« Now I’m Wiser respire comme un homme qui pose enfin son sac de pierres au bord de la route et décide de continuer plus léger. »
John Smyths chante comme quelqu’un qui a vécu plusieurs vies — certaines choisies, d’autres subies — et Now I’m Wiser en porte les cicatrices, les illuminations tardives et la tendresse rugueuse. Rien à voir avec les cowboys impeccables de Nashville : Smyths, lui, vient des marges. D’un parcours cabossé entre Nijmegen, l’Allemagne, des années rock’n’roll trop bruyantes pour être sages, et cette lente dérive vers la country, ce continent musical où l’on finit toujours par échouer quand la vie vous a suffisamment bousculé.
Sa voix porte cette histoire : chaude, légèrement fêlée, empreinte d’un réalisme sans chiqué. On y entend Conway Twitty dans la manière d’arrondir le désespoir, Hank Williams dans l’art de transformer la solitude en rituel, Waylon Jennings pour ce goût du franc-parler qui ne cherche pas l’embellie. Now I’m Wiser ne s’écoute pas comme un single, mais comme une confidence à la sortie d’un bar encore éclairé au néon, une heure trop tard pour mentir et juste assez tôt pour dire vrai.

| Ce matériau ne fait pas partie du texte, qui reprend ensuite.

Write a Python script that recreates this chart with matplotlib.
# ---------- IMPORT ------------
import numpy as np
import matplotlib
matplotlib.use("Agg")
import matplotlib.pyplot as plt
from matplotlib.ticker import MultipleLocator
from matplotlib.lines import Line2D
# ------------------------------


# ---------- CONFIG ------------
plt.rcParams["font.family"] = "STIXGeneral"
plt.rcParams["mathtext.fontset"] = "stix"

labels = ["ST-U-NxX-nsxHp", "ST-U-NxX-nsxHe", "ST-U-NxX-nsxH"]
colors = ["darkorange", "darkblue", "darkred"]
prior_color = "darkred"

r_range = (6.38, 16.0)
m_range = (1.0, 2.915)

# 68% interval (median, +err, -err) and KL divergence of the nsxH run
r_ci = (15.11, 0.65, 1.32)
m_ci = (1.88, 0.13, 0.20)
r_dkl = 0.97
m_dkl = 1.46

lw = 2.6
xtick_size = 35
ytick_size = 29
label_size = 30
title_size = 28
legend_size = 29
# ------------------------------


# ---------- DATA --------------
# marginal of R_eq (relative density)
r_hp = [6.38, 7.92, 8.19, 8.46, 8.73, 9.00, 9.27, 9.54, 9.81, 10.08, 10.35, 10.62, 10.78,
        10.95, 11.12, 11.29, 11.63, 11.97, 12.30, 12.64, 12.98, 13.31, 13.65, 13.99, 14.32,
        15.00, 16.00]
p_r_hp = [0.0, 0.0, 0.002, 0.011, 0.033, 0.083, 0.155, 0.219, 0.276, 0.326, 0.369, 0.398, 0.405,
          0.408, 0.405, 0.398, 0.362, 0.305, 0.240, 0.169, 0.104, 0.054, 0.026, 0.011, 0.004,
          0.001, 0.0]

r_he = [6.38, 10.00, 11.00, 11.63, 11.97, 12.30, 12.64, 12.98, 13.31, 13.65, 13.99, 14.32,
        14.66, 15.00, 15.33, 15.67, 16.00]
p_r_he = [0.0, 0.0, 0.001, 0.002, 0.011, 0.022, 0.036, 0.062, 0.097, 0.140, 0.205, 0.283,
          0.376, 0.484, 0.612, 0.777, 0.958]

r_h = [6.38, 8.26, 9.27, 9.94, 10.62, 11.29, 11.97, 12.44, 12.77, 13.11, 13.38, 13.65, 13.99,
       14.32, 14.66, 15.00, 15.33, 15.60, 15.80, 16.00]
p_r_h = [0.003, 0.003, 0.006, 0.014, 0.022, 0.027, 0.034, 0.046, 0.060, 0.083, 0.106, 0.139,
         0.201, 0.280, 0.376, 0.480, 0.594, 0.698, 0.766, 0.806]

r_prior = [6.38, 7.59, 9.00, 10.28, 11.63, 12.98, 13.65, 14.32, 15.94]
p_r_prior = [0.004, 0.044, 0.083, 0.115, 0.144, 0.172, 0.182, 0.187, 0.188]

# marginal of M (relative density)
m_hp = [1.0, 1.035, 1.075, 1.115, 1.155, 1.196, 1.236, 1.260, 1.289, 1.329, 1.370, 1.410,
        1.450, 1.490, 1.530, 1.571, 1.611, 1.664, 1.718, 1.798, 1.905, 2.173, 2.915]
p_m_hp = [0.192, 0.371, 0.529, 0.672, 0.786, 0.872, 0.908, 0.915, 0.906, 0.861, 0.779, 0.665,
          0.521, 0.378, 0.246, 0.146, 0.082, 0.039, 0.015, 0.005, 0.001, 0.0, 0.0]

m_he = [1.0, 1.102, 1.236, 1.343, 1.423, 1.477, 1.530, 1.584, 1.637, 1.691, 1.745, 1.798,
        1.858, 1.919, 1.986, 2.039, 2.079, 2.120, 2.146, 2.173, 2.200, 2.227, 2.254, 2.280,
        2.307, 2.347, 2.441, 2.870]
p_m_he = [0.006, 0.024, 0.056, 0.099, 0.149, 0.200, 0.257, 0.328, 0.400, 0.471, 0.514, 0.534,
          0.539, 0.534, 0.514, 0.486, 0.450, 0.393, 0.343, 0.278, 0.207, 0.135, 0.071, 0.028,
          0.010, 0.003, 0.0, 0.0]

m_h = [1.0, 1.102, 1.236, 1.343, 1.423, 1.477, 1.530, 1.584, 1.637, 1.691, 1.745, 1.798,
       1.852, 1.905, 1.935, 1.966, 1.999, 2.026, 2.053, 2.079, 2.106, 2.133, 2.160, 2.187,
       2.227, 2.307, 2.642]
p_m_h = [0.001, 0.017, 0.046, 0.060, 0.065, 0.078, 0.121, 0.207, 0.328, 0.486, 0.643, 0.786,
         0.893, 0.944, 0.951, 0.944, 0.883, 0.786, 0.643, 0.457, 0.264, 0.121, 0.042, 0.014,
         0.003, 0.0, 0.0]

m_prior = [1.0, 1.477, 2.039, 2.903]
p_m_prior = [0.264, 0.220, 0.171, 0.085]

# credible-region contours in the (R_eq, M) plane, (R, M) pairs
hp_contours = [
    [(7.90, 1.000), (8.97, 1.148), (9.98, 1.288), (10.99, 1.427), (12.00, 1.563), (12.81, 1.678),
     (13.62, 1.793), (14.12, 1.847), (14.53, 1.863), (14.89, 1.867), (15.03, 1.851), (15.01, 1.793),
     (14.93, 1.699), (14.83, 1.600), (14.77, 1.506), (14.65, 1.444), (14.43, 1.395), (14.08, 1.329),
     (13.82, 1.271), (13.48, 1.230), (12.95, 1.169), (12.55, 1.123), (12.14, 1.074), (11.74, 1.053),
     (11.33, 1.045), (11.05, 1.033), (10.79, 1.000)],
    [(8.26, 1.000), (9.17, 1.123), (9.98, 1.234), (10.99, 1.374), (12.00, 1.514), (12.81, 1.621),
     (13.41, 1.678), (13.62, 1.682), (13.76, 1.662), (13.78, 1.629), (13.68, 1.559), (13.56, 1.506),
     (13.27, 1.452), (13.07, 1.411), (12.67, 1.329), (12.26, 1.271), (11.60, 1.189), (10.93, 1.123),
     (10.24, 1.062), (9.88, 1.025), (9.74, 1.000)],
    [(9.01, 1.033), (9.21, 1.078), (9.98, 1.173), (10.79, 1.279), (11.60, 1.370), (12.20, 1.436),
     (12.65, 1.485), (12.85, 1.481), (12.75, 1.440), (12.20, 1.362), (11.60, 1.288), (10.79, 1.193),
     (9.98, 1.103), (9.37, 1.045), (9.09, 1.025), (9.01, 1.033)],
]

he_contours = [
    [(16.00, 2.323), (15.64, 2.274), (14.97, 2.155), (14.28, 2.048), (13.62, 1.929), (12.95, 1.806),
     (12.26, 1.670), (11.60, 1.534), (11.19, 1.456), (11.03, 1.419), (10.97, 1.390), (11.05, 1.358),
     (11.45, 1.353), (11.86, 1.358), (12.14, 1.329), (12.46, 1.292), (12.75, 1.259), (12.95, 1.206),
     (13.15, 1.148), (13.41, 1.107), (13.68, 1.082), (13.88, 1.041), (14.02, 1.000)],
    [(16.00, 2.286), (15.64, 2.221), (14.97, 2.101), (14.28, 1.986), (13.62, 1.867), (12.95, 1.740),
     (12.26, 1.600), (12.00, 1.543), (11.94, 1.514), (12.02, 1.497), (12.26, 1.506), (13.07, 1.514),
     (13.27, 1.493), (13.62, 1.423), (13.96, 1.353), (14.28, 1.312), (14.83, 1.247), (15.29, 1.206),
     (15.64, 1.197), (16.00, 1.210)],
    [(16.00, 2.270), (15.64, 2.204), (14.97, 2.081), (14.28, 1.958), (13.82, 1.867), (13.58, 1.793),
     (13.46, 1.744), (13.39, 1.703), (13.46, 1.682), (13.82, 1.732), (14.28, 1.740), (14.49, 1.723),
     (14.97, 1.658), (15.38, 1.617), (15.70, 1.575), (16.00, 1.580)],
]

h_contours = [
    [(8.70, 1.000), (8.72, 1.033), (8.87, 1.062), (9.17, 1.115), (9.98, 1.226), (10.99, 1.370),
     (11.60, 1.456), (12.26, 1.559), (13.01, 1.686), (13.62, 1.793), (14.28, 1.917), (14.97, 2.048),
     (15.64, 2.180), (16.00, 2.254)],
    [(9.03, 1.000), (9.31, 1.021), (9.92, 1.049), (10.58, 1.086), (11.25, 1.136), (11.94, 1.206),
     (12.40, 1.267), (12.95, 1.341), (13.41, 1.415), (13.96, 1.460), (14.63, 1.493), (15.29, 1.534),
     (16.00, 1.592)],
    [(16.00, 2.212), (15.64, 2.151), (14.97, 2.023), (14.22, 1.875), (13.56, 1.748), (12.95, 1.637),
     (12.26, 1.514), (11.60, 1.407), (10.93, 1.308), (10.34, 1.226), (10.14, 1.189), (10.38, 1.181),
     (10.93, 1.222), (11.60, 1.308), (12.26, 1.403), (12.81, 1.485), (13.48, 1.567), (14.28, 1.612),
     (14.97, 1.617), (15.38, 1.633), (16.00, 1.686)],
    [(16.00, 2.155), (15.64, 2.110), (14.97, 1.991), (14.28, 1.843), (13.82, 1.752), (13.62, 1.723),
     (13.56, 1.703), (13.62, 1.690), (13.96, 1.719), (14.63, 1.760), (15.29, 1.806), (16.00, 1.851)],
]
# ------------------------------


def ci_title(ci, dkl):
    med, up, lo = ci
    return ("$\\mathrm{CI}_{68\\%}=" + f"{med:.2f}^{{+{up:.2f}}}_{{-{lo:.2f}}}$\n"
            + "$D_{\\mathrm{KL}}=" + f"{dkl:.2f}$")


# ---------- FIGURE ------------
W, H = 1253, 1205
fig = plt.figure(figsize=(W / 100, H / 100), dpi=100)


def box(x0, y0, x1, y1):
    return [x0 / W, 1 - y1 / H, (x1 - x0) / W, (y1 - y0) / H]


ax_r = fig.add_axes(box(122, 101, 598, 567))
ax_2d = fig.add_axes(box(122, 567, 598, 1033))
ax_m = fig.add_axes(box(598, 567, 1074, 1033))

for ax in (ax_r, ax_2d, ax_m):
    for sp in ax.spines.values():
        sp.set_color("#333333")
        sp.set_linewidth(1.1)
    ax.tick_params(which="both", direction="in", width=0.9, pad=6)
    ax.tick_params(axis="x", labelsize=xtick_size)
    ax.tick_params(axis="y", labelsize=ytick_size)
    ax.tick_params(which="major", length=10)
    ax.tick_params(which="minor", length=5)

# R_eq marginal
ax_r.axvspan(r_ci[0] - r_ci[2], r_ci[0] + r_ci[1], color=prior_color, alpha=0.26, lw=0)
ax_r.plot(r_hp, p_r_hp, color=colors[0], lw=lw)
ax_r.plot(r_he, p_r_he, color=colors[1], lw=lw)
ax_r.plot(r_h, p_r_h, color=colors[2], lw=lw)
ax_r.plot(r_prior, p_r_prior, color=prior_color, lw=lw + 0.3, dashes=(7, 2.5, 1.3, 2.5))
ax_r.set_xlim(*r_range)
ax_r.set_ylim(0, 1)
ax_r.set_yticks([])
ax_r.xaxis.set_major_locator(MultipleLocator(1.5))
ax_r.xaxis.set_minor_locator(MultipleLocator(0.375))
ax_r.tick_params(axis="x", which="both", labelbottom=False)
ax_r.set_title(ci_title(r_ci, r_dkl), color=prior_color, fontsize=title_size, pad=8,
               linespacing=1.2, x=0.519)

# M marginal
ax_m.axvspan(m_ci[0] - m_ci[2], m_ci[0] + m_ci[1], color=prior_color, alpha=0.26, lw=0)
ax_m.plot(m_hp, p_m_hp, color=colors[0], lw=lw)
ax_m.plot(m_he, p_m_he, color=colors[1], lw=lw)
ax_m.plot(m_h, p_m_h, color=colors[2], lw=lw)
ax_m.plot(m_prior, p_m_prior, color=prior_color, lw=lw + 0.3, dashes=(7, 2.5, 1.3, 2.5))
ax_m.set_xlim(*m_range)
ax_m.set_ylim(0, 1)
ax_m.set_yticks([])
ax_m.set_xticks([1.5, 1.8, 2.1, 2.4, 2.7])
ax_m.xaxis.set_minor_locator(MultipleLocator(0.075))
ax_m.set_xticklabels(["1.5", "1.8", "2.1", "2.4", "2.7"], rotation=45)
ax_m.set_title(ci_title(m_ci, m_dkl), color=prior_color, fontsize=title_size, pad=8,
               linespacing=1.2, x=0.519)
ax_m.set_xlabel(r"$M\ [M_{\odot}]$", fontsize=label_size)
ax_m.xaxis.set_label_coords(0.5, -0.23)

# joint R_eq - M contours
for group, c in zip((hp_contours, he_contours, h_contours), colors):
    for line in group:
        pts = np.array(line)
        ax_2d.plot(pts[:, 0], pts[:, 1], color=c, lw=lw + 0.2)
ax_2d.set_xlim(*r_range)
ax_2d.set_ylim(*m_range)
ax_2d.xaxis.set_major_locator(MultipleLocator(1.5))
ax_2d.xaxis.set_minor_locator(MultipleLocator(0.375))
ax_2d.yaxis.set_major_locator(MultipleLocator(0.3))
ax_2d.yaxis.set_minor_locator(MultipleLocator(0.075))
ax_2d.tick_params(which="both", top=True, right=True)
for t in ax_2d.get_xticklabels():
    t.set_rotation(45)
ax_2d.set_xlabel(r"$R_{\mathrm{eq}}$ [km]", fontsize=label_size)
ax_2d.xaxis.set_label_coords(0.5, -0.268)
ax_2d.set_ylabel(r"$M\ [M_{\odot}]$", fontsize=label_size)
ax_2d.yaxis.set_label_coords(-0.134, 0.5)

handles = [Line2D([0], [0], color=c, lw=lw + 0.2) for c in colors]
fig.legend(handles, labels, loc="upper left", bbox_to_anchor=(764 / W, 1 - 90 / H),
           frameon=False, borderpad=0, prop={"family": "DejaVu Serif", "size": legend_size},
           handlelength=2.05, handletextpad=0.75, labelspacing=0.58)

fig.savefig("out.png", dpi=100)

La production garde l’essentiel : une guitare qui pulse doucement, presque timide, comme si elle ne voulait pas prendre trop de place ; un rythme qui avance sans presser, celui d’un homme qui a compris que courir ne change rien au paysage ; quelques éclats de pedal steel qui servent davantage de lampe de poche que d’ornement. Rien ne déborde. Tout respire. L’économie du geste devient une esthétique.
Smyths ne cherche pas l’émotion — il l’habite. À soixante-quatre ans, il ne joue plus. Il raconte. Et même quand il semble s’adresser à quelqu’un d’autre, on devine qu’il parle surtout à celui qu’il fut : un gamin nourri d’AC/DC, un jeune adulte insatiable, un musicien qui a traversé l’Europe et enregistré des morceaux dans des studios anonymes, un homme qui a perdu du temps, gagné de la lucidité, et décidé que chaque chanson serait désormais un fragment de vérité.
Now I’m Wiser fonctionne comme une épiphanie lente : la maturité n’y est ni posture ni résignation, mais une façon de remercier la vie d’avoir été dure, parce que sans elle, la voix ne tremblerait pas comme ça. Il y a quelque chose d’indestructible dans cette fragilité maîtrisée.
Et c’est précisément là, dans cette ligne de crête entre le souvenir et l’avenir, que John Smyths devient précieux : il rappelle qu’il n’est jamais trop tard pour écrire la bonne chanson, celle qui répare un peu, qui rassemble un peu, qui regarde derrière en avançant devant.
Avec Now I’m Wiser, John Smyths prouve que la country la plus authentique ne dépend ni de Nashville ni de l’âge : elle dépend seulement de la vérité qu’on ose enfin chanter.